When it comes to actually making decisions, organisational structure is important, because there needs to be a clear understanding of who is involved in decision making meetings and how decisions are finally reached. For example, some decisions will be made at executive level and may be decided by a vote, while others, such as decisions related to individual employee development, may be made unilaterally by line managers.
“An army’s success depends at least as much on the quality of the decisions its officers and soldiers make and execute on the ground as it does on actual fighting power,” Marcia W. Blenko, Michael Mankins and Paul Rogers write in an article published by the Harvard Business Review. “A corporation’s structure, similarly, will produce better performance if and only if it improves the organization’s ability to make and execute key decisions.”
That same HBR article also highlights research, which shows a 95 percent correlation between decision making effectiveness and business results, with top-quintile businesses scoring an average of 71 out of 100 on a decision making effectiveness scale, compared to an average of 30 out of 100 or below among other businesses.
While those statistics clearly highlight the importance of businesses making the correct decision, achieving true decision making effectiveness also depends heavily on making decisions at the right time. In order to do this, key business decisions must be identified, then prioritised in terms of how soon a decision is needed and how important or far-reaching the consequences or potential outcomes of that decision are.
“Every leader faces an uncountable string of decisions; successful leaders learn to give their attention to the ones that count,” says Elise Keith, co-founder of Lucid Meetings. “Which decisions do you need to make and which should you ignore or delegate? How do you prioritize the decisions in front of you?”
A major crisis in sales procedures will need quick decisions to be made, which means giving it priority, but potentially making a unilateral decision. A less significant decision, which still needs to be made quickly to be relevant, may instead be delegated.

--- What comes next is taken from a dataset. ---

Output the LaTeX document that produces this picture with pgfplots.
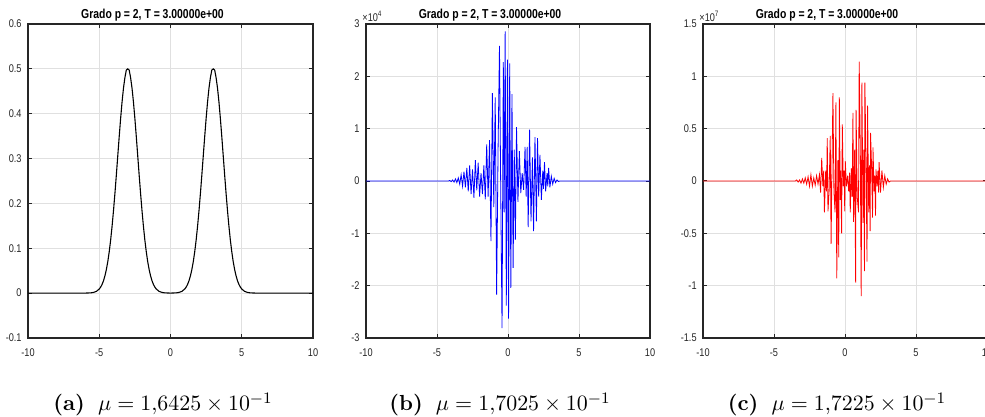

A vitally important decision, which does not require urgent action should be given high priority, but time should be taken to try and achieve unanimous agreement.
Failure to properly prioritise decisions can result in important sales-related action points being made too late, great sales opportunities being missed, or inadequate time being spent on decisions, resulting in a poor outcome.
The quality and timing of decisions can make or break a sales organisation, which is why it is so important for the decision making process to be addressed through your organisational structure. In addition to knowing who will make decisions, or how a final decision will be reached, learning to prioritise the right decisions can be the difference between missing sales opportunities or failing to address a major problem in time.